For people who are not interested in or excited about both the current reality of the indie film blog world & its future potentials, sitting through IFBRT would be hard work. Criticism is very useful for art/entertainment - both as a possible tool of creating change in the medium and also there is a publicity/$s value to articles written about movies & other art/entertainmnet work.
"The most interesting interview in the film is with ShortEnd Magazine’s Noralil Ryan Fores, who discusses the significance and minority position of female film bloggers. Part of what makes her segment appealing is that, of all the interviewees, she seems to be the one least interrupted by the loudly self-absorbed Ekanayake (probably because just before her interview, in the film’s most egoistical segment, the filmmaker is seen being interviewed by her)."
This is definitely a perception issue - all the interview segments are conversations - where both the subject and I discuss various items related to blogging. Sometimes it is necessary to insert a question into the discussion to further clarify & develop an idea, and sometimes it is not. On the self-absorbed charge - artists or creators of anything do have to spend a lot of time thinking about the world, which includes paying attention to ideas held by oneself - such self-absorption is necessary for making most art/entertainment. Fores & all other interview subjects were asked questions as necessary, when necessary.
"If I had to pick out Indie Film Blogger Road Trip’s biggest failure in terms of its apparent intent, I’d again point out how small the audience was at the film’s premiere."
Low attendance at one screening does not mean that eventually the film will not be seen by many people. The 9 minute clip from IFBRT posted on YouTube at present has over 3000 views.
"(also, Anthology’s calendar didn’t even mention the screening)."
The premiere was a special event/a DIY screening produced by me, not part of regular Anthology programming, thus it was not listed on the calendar. The venue, however, was excellent & the staff were great to work with. The projected image & sound were also very good - so I would highly recommend AFA to filmmakers interested in NYC venues for showing their work.

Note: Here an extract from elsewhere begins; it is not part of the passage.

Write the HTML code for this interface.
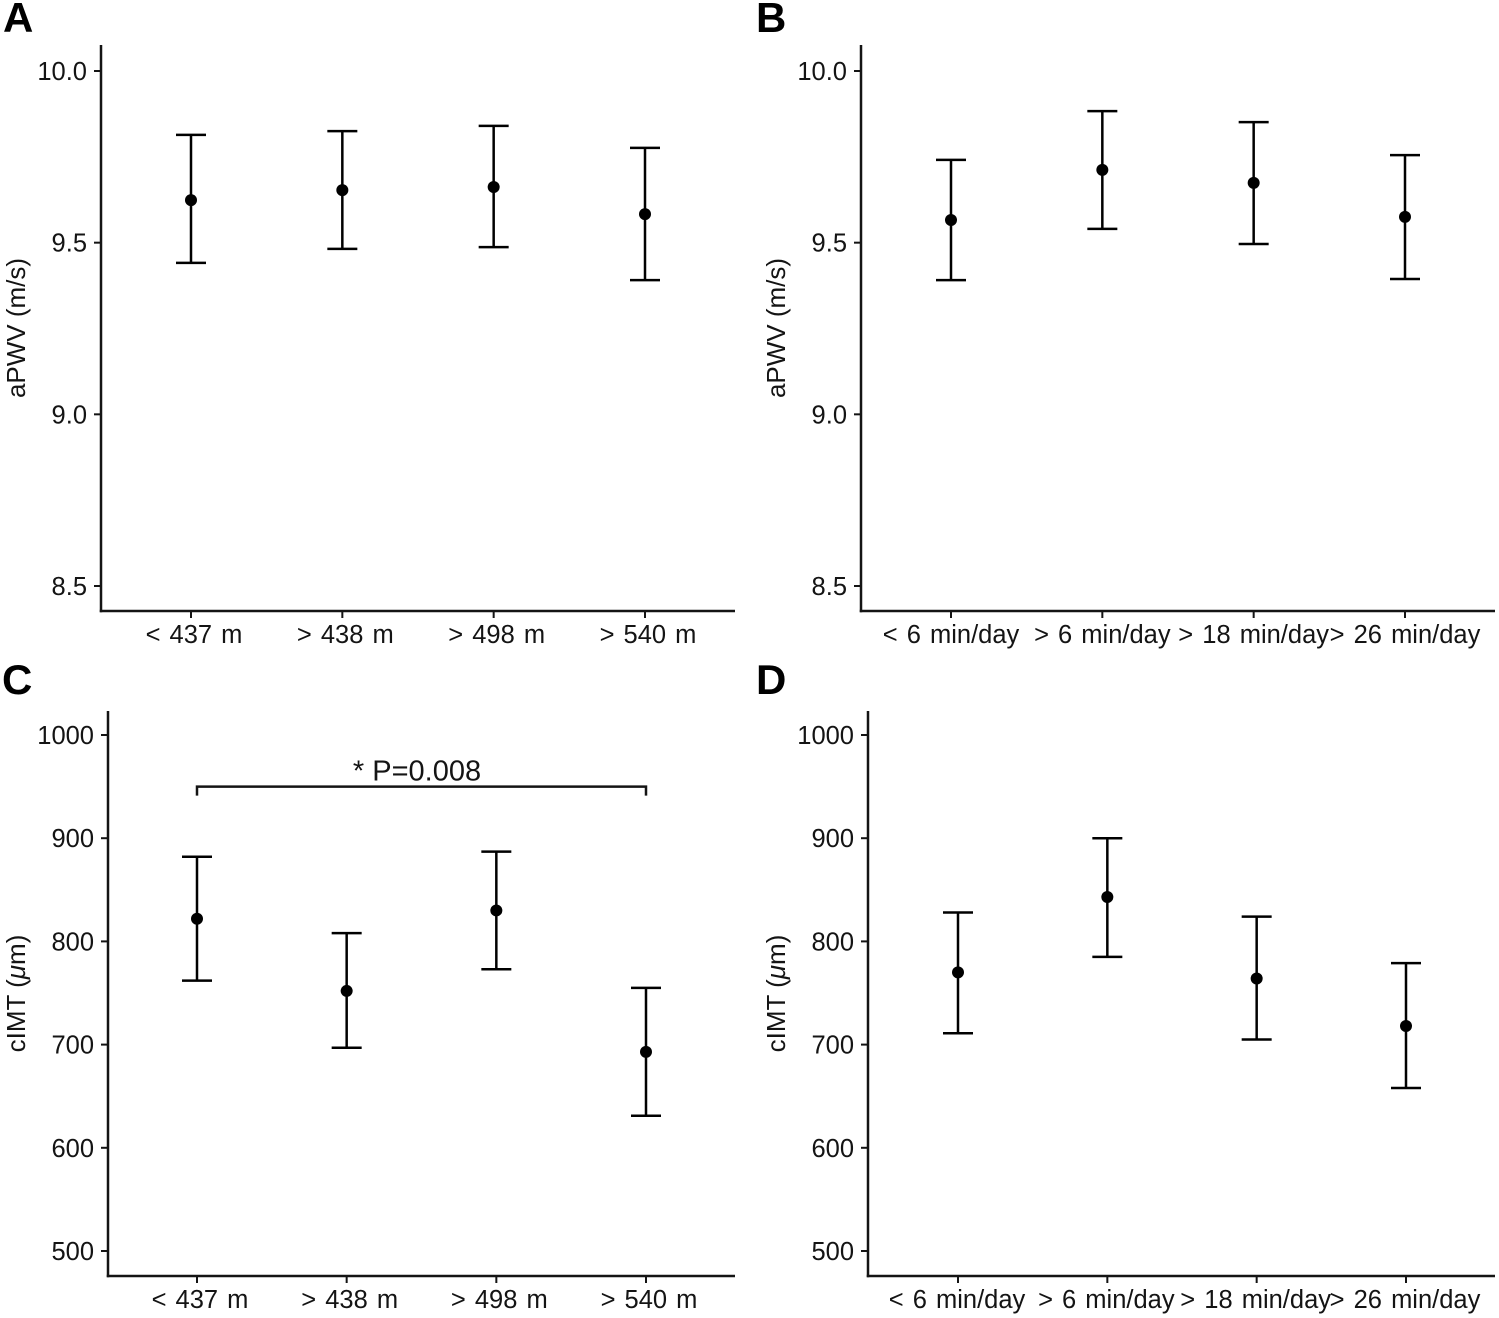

So, ultimately, IFBRT is not for people who are not fans of the indie film blog world. And since Campbell was assigned the task of attending the screening and it was not something that he chose to do out of interest in the subject, that probably affected how he reacted to the doc. Others, less self-hating film bloggers (i am half-joking when i use that phrase in this context by the way) & people interested in the subject, should check out the doc for themselves & decide if there is anything valuable in it. The opportunities for doing so will be many in the near future - screenings are being set up in various cities for rest of '09, plus DVD availability, streaming & video-on-demand availability, are all coming soon.